Copy out the whole listing exactly as written, leaving the pictures behind.

■ Dataset extract:
━━━━

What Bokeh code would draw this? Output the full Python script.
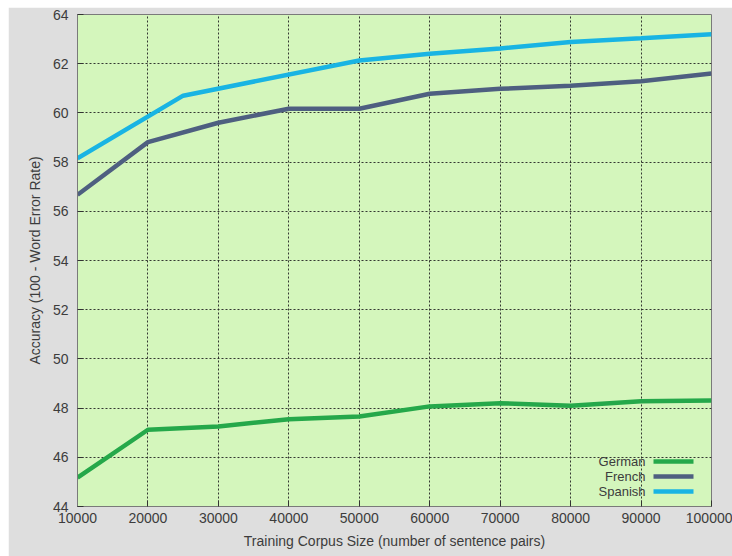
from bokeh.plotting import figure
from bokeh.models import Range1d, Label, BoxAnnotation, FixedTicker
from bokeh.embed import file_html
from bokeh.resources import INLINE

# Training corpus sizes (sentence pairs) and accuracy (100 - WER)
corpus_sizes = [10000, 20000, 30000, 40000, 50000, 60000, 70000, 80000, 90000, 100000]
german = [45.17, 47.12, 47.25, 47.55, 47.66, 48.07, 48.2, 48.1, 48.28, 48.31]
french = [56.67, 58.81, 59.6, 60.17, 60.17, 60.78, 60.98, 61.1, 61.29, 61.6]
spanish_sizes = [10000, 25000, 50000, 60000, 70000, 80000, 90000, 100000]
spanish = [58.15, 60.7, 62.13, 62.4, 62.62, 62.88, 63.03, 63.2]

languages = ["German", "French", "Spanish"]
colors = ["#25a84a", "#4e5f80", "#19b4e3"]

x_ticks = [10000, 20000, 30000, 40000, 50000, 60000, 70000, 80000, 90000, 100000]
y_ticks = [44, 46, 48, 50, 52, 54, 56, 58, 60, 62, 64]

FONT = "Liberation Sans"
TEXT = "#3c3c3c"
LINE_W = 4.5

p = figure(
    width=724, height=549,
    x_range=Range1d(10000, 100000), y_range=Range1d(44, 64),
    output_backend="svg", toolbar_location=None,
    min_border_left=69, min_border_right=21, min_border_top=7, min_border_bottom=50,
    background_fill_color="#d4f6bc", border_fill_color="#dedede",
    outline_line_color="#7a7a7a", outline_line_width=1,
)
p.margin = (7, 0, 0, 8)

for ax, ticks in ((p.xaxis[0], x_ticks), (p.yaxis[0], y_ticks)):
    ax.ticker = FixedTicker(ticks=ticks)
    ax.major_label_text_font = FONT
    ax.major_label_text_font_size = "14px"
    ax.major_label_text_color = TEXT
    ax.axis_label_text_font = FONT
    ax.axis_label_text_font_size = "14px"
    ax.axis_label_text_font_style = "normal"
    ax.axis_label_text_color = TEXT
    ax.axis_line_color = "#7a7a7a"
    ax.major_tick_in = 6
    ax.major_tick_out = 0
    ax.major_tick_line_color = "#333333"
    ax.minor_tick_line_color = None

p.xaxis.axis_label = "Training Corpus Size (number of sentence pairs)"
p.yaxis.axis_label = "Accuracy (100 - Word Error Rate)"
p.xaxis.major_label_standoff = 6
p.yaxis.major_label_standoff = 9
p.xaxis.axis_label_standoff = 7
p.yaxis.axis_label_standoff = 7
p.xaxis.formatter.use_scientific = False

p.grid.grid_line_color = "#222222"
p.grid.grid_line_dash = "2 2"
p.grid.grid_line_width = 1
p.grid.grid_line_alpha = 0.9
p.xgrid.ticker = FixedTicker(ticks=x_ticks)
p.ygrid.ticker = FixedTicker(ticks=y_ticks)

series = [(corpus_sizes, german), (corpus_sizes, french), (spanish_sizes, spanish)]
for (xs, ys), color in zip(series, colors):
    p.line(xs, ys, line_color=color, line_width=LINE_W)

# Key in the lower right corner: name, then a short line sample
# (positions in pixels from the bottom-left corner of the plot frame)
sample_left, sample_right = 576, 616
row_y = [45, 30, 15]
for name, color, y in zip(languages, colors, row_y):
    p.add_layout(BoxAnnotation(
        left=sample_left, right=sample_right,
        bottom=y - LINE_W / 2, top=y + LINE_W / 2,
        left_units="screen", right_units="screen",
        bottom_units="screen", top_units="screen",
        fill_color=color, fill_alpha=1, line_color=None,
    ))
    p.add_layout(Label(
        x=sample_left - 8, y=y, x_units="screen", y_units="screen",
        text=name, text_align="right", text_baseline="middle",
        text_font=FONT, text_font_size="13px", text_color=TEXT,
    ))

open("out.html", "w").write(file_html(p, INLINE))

━━━━

■ Output for this task:
What Bokeh code would draw this? Output the full Python script.
from bokeh.plotting import figure
from bokeh.models import Range1d, Label, BoxAnnotation, FixedTicker
from bokeh.embed import file_html
from bokeh.resources import INLINE

# Training corpus sizes (sentence pairs) and accuracy (100 - WER)
corpus_sizes = [10000, 20000, 30000, 40000, 50000, 60000, 70000, 80000, 90000, 100000]
german = [45.17, 47.12, 47.25, 47.55, 47.66, 48.07, 48.2, 48.1, 48.28, 48.31]
french = [56.67, 58.81, 59.6, 60.17, 60.17, 60.78, 60.98, 61.1, 61.29, 61.6]
spanish_sizes = [10000, 25000, 50000, 60000, 70000, 80000, 90000, 100000]
spanish = [58.15, 60.7, 62.13, 62.4, 62.62, 62.88, 63.03, 63.2]

languages = ["German", "French", "Spanish"]
colors = ["#25a84a", "#4e5f80", "#19b4e3"]

x_ticks = [10000, 20000, 30000, 40000, 50000, 60000, 70000, 80000, 90000, 100000]
y_ticks = [44, 46, 48, 50, 52, 54, 56, 58, 60, 62, 64]

FONT = "Liberation Sans"
TEXT = "#3c3c3c"
LINE_W = 4.5

p = figure(
    width=724, height=549,
    x_range=Range1d(10000, 100000), y_range=Range1d(44, 64),
    output_backend="svg", toolbar_location=None,
    min_border_left=69, min_border_right=21, min_border_top=7, min_border_bottom=50,
    background_fill_color="#d4f6bc", border_fill_color="#dedede",
    outline_line_color="#7a7a7a", outline_line_width=1,
)
p.margin = (7, 0, 0, 8)

for ax, ticks in ((p.xaxis[0], x_ticks), (p.yaxis[0], y_ticks)):
    ax.ticker = FixedTicker(ticks=ticks)
    ax.major_label_text_font = FONT
    ax.major_label_text_font_size = "14px"
    ax.major_label_text_color = TEXT
    ax.axis_label_text_font = FONT
    ax.axis_label_text_font_size = "14px"
    ax.axis_label_text_font_style = "normal"
    ax.axis_label_text_color = TEXT
    ax.axis_line_color = "#7a7a7a"
    ax.major_tick_in = 6
    ax.major_tick_out = 0
    ax.major_tick_line_color = "#333333"
    ax.minor_tick_line_color = None

p.xaxis.axis_label = "Training Corpus Size (number of sentence pairs)"
p.yaxis.axis_label = "Accuracy (100 - Word Error Rate)"
p.xaxis.major_label_standoff = 6
p.yaxis.major_label_standoff = 9
p.xaxis.axis_label_standoff = 7
p.yaxis.axis_label_standoff = 7
p.xaxis.formatter.use_scientific = False

p.grid.grid_line_color = "#222222"
p.grid.grid_line_dash = "2 2"
p.grid.grid_line_width = 1
p.grid.grid_line_alpha = 0.9
p.xgrid.ticker = FixedTicker(ticks=x_ticks)
p.ygrid.ticker = FixedTicker(ticks=y_ticks)

series = [(corpus_sizes, german), (corpus_sizes, french), (spanish_sizes, spanish)]
for (xs, ys), color in zip(series, colors):
    p.line(xs, ys, line_color=color, line_width=LINE_W)

# Key in the lower right corner: name, then a short line sample
# (positions in pixels from the bottom-left corner of the plot frame)
sample_left, sample_right = 576, 616
row_y = [45, 30, 15]
for name, color, y in zip(languages, colors, row_y):
    p.add_layout(BoxAnnotation(
        left=sample_left, right=sample_right,
        bottom=y - LINE_W / 2, top=y + LINE_W / 2,
        left_units="screen", right_units="screen",
        bottom_units="screen", top_units="screen",
        fill_color=color, fill_alpha=1, line_color=None,
    ))
    p.add_layout(Label(
        x=sample_left - 8, y=y, x_units="screen", y_units="screen",
        text=name, text_align="right", text_baseline="middle",
        text_font=FONT, text_font_size="13px", text_color=TEXT,
    ))

open("out.html", "w").write(file_html(p, INLINE))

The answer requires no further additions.